Advice for Improving Community Response to Modeling and Machine Learning Topics


#1

Motivation

I'd like to open a conversation in #meta about making guides for asking and answering questions in the #ml category, for topics related to modeling and machine learning.
Should #ml have faqs, guides, videos to help folks distinct from that of what's on the FAQ? Are there any patterns of behavior particular to #ml that we should be discouraging? And if so, what should they be?

As an example of what I have in mind, #tidyverse and #general have guides for asking questions (FAQ: Tips for writing R-related questions), reprexes (FAQ: What's a reproducible example (`reprex`) and how do I do one?), and other common issues that arise there (https://community.rstudio.com/faq). Plus rstudio folks and sustainers (moderators) are generally familiar with such policies (e.g. we push all to ask questions as reprexes, not be snarky, etc. via friendly replies, messages and so on.)

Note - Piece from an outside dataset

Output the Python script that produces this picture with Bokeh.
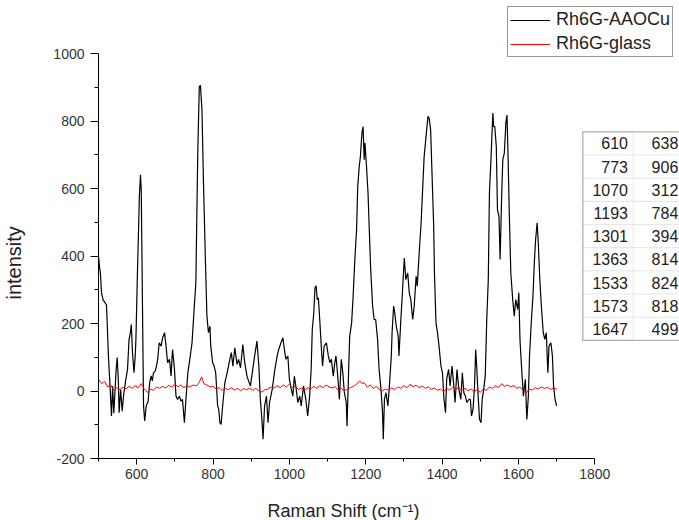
from bokeh.plotting import figure
from bokeh.models import (ColumnDataSource, FixedTicker, Legend, LegendItem,
                          BoxAnnotation, LabelSet, Range1d, Title)
from bokeh.core.properties import value
from bokeh.embed import file_html
from bokeh.resources import INLINE

# ---------------- data ----------------
raman_shift = [
    500, 503, 505, 508, 512, 517, 521, 526, 530, 534, 537, 540, 543, 546, 549, 552, 554, 558, 562, 566,
    571, 576, 580, 583, 586, 589, 593, 596, 598, 602, 605, 607, 610, 612, 615, 618, 621, 625, 630, 634,
    638, 641, 644, 649, 652, 655, 659, 664, 668, 673, 677, 681, 686, 690, 694, 699, 703, 707, 712, 716,
    720, 725, 729, 734, 738, 745, 751, 755, 760, 764, 767, 771, 775, 780, 784, 788, 792, 794, 799, 803,
    807, 812, 815, 818, 821, 826, 831, 837, 844, 848, 852, 857, 863, 867, 872, 878, 883, 889, 893, 898,
    904, 909, 915, 920, 924, 928, 931, 935, 940, 944, 948, 955, 962, 968, 972, 978, 983, 987, 991, 996,
    1000, 1005, 1009, 1013, 1018, 1022, 1027, 1031, 1037, 1043, 1048, 1053, 1057, 1060, 1064, 1067, 1070, 1073, 1076, 1080,
    1084, 1087, 1091, 1097, 1102, 1106, 1110, 1115, 1119, 1122, 1126, 1131, 1136, 1140, 1144, 1149, 1151, 1155, 1158, 1163,
    1167, 1171, 1176, 1179, 1183, 1186, 1190, 1193, 1196, 1198, 1202, 1206, 1209, 1213, 1218, 1222, 1226, 1231, 1235, 1240,
    1244, 1246, 1249, 1253, 1258, 1262, 1267, 1269, 1273, 1276, 1280, 1285, 1287, 1292, 1296, 1301, 1305, 1310, 1314, 1318,
    1323, 1327, 1332, 1335, 1340, 1345, 1349, 1353, 1358, 1363, 1366, 1370, 1373, 1378, 1380, 1384, 1388, 1392, 1397, 1401,
    1405, 1409, 1412, 1417, 1421, 1426, 1430, 1434, 1439, 1444, 1449, 1453, 1457, 1461, 1465, 1470, 1474, 1477, 1481, 1485,
    1488, 1491, 1495, 1498, 1502, 1505, 1509, 1513, 1517, 1521, 1524, 1528, 1533, 1535, 1538, 1542, 1545, 1549, 1552, 1556,
    1559, 1563, 1567, 1570, 1573, 1576, 1580, 1585, 1589, 1593, 1598, 1601, 1604, 1609, 1613, 1618, 1622, 1626, 1629, 1634,
    1638, 1642, 1645, 1649, 1652, 1656, 1660, 1665, 1669, 1673, 1677, 1680, 1685, 1689, 1692, 1696, 1700,
]
aaocu_intensity = [
    400, 365, 350, 290, 270, 262, 255, 104, 20, -74, 15, -66, -5, 60, 99, 30, -64, 5, -60, -10,
    30, 64, 153, 170, 197, 114, 54, 100, 153, 351, 480, 577, 641, 597, 271, -44, -89, -44, -30, 25,
    45, 30, 54, 60, 75, 94, 143, 133, 158, 173, 133, 84, 94, 45, 123, 64, -15, -25, -15, -30,
    -25, -94, -25, 54, 84, 143, 252, 321, 705, 902, 906, 834, 617, 390, 222, 173, 192, 133, 84, 74,
    54, -44, -54, -94, -99, -34, 25, 54, 94, 114, 74, 128, 79, 94, 69, 138, 84, 44, 30, 15,
    64, 104, 148, 74, -25, -84, -143, -44, -15, -94, -34, 5, 64, 104, 123, 143, 158, 123, 94, 104,
    35, 5, -15, 44, 5, -34, -15, -44, 15, -25, -74, -15, 64, 183, 232, 306, 312, 271, 276, 202,
    123, 74, 133, 143, 104, 84, 94, 44, 84, 104, 54, -25, 94, 54, -5, -34, -104, 54, 163, 202,
    281, 380, 478, 606, 666, 695, 765, 784, 686, 735, 666, 587, 488, 360, 252, 212, 212, 153, 64, 5,
    -64, -143, -25, -5, -44, 15, 104, 173, 252, 232, 192, 163, 104, 212, 291, 394, 330, 350, 291, 271,
    212, 252, 340, 311, 409, 498, 597, 695, 755, 814, 809, 774, 666, 488, 350, 202, 173, 133, 74, 54,
    -25, -64, 35, 64, 15, 74, 25, -34, 64, 5, -25, 54, -5, -15, -34, -25, -25, -74, -54, 15,
    123, 64, -25, -84, -94, -25, 5, 44, 212, 330, 587, 686, 824, 784, 784, 725, 538, 518, 390, 577,
    686, 705, 794, 818, 686, 528, 350, 271, 222, 271, 242, 291, 153, 54, -15, 35, -84, -15, 104, 212,
    281, 390, 449, 499, 439, 330, 252, 173, 153, 173, 54, 133, 143, 104, 15, -25, -44,
]

glass_shift = [
    500, 508, 516, 524, 532, 540, 548, 556, 564, 572, 580, 588, 596, 604, 612, 620, 628, 636, 644, 652,
    660, 668, 676, 684, 692, 700, 708, 716, 724, 732, 740, 748, 756, 764, 770, 776, 784, 792, 800, 808,
    816, 824, 832, 840, 848, 856, 864, 872, 880, 888, 896, 904, 912, 920, 928, 936, 944, 952, 960, 968,
    976, 984, 992, 1000, 1008, 1016, 1024, 1032, 1040, 1048, 1056, 1064, 1072, 1080, 1088, 1096, 1104, 1112, 1120, 1128,
    1136, 1144, 1152, 1160, 1168, 1176, 1184, 1190, 1196, 1204, 1212, 1220, 1228, 1236, 1244, 1252, 1260, 1268, 1276, 1284,
    1292, 1300, 1308, 1316, 1324, 1332, 1340, 1348, 1356, 1364, 1372, 1380, 1388, 1396, 1404, 1412, 1420, 1428, 1436, 1444,
    1452, 1460, 1468, 1476, 1484, 1492, 1500, 1508, 1516, 1524, 1532, 1540, 1548, 1556, 1564, 1572, 1580, 1588, 1596, 1604,
    1612, 1620, 1628, 1636, 1644, 1652, 1660, 1668, 1676, 1684, 1692, 1700,
]
glass_intensity = [
    35, 22, 28, 12, 18, 2, 10, 4, 12, 6, 14, 8, 16, 10, 22, 6, -4, 6, 2, 12,
    8, 14, 9, 17, 12, 20, 13, 18, 10, 16, 12, 18, 15, 26, 42, 22, 18, 12, 14, 6,
    10, 2, 8, 4, 10, 3, 8, 1, 7, 4, 9, 2, 8, 0, -3, 4, 6, 12, 9, 16,
    10, 18, 12, 20, 10, 14, 4, 9, 3, 10, 6, 14, 8, 16, 10, 18, 12, 9, 13, 2,
    8, 0, 6, 10, 14, 20, 30, 22, 25, 12, 18, 8, 14, 4, 1, 6, 2, 9, 4, 12,
    8, 16, 10, 20, 13, 17, 10, 15, 8, 12, 5, 9, 2, 6, -2, 8, 3, 12, 6, 10,
    2, 8, 1, 6, -2, 4, -4, 6, 2, 12, 8, 16, 10, 22, 14, 18, 12, 16, 8, 12,
    2, -6, 6, 3, 10, 6, 12, 8, 11, 5, 9, 6,
]

peak_shift = [610, 773, 1070, 1193, 1301, 1363, 1533, 1573, 1647]
peak_intensity = [638, 906, 312, 784, 394, 814, 824, 818, 499]

x_major = [600, 800, 1000, 1200, 1400, 1600, 1800]
x_minor = [500, 700, 900, 1100, 1300, 1500, 1700]
y_major = [-200, 0, 200, 400, 600, 800, 1000]
y_minor = [-100, 100, 300, 500, 700, 900]

series_names = ["Rh6G-AAOCu", "Rh6G-glass"]
x_title = "Raman Shift (cm\u207b\u00b9)"
y_title = "intensity"

# ---------------- layout ----------------
FONT = "Liberation Sans"
W, H = 679, 520
ML, MR, MT, MB = 98, 0, 0, 61          # frame: x 98..679, y 0..459
FW, FH = W - ML - MR, H - MT - MB
X_PER_PX = 1300.0 / 496.3               # axis 500..1800 spans 496 px
Y_PER_PX = 1200.0 / 405.7               # axis -200..1000 spans 406 px
X0, Y0 = 500.0, -200.0
X1 = X0 + FW * X_PER_PX
Y1 = Y0 + FH * Y_PER_PX


def px2x(px):
    return X0 + (px - ML) * X_PER_PX


def py2y(py):
    return Y0 + (MT + FH - py) * Y_PER_PX


p = figure(width=W, height=H, output_backend="svg", toolbar_location=None,
           x_range=Range1d(X0, X1), y_range=Range1d(Y0, Y1),
           min_border_left=ML, min_border_right=MR,
           min_border_top=MT, min_border_bottom=MB)
p.outline_line_color = None
p.grid.visible = False
p.background_fill_color = "white"
p.border_fill_color = "white"

r1 = p.line(raman_shift, aaocu_intensity, line_color="black", line_width=1.2)
r2 = p.line(glass_shift, glass_intensity, line_color="#ff0000", line_width=1)

for ax in (p.xaxis[0], p.yaxis[0]):
    ax.axis_line_color = "black"
    ax.axis_line_width = 1
    ax.major_tick_line_color = "black"
    ax.minor_tick_line_color = "black"
    ax.major_tick_in = 0
    ax.minor_tick_in = 0
    ax.major_label_text_font = FONT
    ax.major_label_text_font_size = "14px"
    ax.major_label_text_color = "#333333"
    # a blank, tiny axis label only reserves the gap before the title below
    ax.axis_label = "\u00a0"
    ax.axis_label_text_font_size = "2px"
    ax.axis_label_text_color = "white"

p.xaxis.bounds = (500, 1800)
p.xaxis.ticker = FixedTicker(ticks=x_major, minor_ticks=x_minor)
p.xaxis.major_label_overrides = {v: str(v) for v in x_major}
p.xaxis.major_tick_out = 6
p.xaxis.minor_tick_out = 3
p.xaxis.major_label_standoff = 4
p.xaxis.axis_label_standoff = 12

p.yaxis.bounds = (-200, 1000)
p.yaxis.ticker = FixedTicker(ticks=y_major, minor_ticks=y_minor)
p.yaxis.major_label_overrides = {v: str(v) for v in y_major}
p.yaxis.major_tick_out = 8
p.yaxis.minor_tick_out = 4
p.yaxis.major_label_standoff = 6
p.yaxis.axis_label_standoff = 21

# axis titles, placed along the axis spans (not the wider frame)
p.add_layout(Title(text=x_title, align="left", offset=169,
                   text_font=FONT, text_font_size="18px",
                   text_font_style="normal", text_color="#222222",
                   standoff=0), "below")
p.add_layout(Title(text=y_title, align="left", offset=159,
                   text_font=FONT, text_font_size="20px",
                   text_font_style="normal", text_color="#222222",
                   standoff=0), "left")

# ---------------- legend ----------------
legend = Legend(items=[LegendItem(label=series_names[0], renderers=[r1]),
                       LegendItem(label=series_names[1], renderers=[r2])],
                location=(507 - ML, MT + FH - 58.3),
                label_text_font=FONT, label_text_font_size="18px",
                label_text_color="#222222",
                glyph_width=40, glyph_height=20, label_height=20,
                label_standoff=6, spacing=3, padding=2, margin=0,
                border_line_color="#333333", border_line_width=1,
                background_fill_color="white", background_fill_alpha=1.0)
p.add_layout(legend)

# ---------------- peak table ----------------
T_LEFT, T_MID, T_RIGHT = 582.3, 632.7, 720
T_TOP, ROW_H = 131.7, 23.22
n = len(peak_shift)
for i in range(n):
    top = T_TOP + i * ROW_H
    p.add_layout(BoxAnnotation(left=px2x(T_LEFT), right=px2x(T_RIGHT),
                               top=py2y(top), bottom=py2y(top + ROW_H),
                               fill_color="white", fill_alpha=1.0,
                               line_color="#c0c0c0", line_width=1))
p.add_layout(BoxAnnotation(left=px2x(T_LEFT), right=px2x(T_MID),
                           top=py2y(T_TOP), bottom=py2y(T_TOP + n * ROW_H),
                           fill_alpha=0, line_color="#c0c0c0", line_width=1))
p.add_layout(BoxAnnotation(left=px2x(T_LEFT), right=px2x(T_RIGHT),
                           top=py2y(T_TOP), bottom=py2y(T_TOP + n * ROW_H),
                           fill_alpha=0, line_color="#333333", line_width=1.2))

row_y = [py2y(T_TOP + (i + 0.5) * ROW_H) for i in range(n)]
tsrc = ColumnDataSource(dict(
    x1=[px2x(627.5)] * n, x2=[px2x(677.8)] * n, y=row_y,
    t1=[str(v) for v in peak_shift], t2=[str(v) for v in peak_intensity]))
for xcol, tcol in (("x1", "t1"), ("x2", "t2")):
    p.add_layout(LabelSet(x=xcol, y="y", text=tcol, source=tsrc,
                          text_align="right", text_baseline="middle",
                          text_font=value(FONT), text_font_size=value("16px"),
                          text_color=value("#222222")))

open("out.html", "w").write(file_html(p, INLINE))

This stuff has really helped us be nice and welcoming, while efficient with people's time, and helps avoid the kind of "help-vampirism" that can cause burn-out in communities.

For #ml

  • For topics in ML (not to mention shiny, for which a lot of this stuff is being developed now), simple reprexes often don't cut it. Guides might not be well suited for #ml. Modeling questions can be quite involved.
  • With the goal of a single topic-thread asking and solving a relatively focused question (it's more discoverable and useful later on that way), and multipart questions like this should probably be discouraged.
  • But connected-multipart-questions that build on one-another might be frequent in #ml, so how should be handle them?
  • When should a question be posted to Stack Overflow, Cross Validated, stan or elsewhere?
  • Active answers here want to discourage the pattern of @name mentioning people "too" frequently (for reasons discussed FAQ: Should I @name mention other users in my post?), so should this policy change in #ml? or should the justification change?

Just as an example of some of these issues (and with permission from OP Adam to cite it): this thread Decision Tree Rpart() Summary Interpretation got a little out of hand. I feel the Adam got a lot of value and the responder, which is great. Max got a ton of goodwill. But I'm worried it's not particularly helpful to others in the future, despite how much time was spent on it.
How should I have interjected sooner to address these concerns? Should we just chill-out and let things be?

I'd appreciate your thoughts and advice.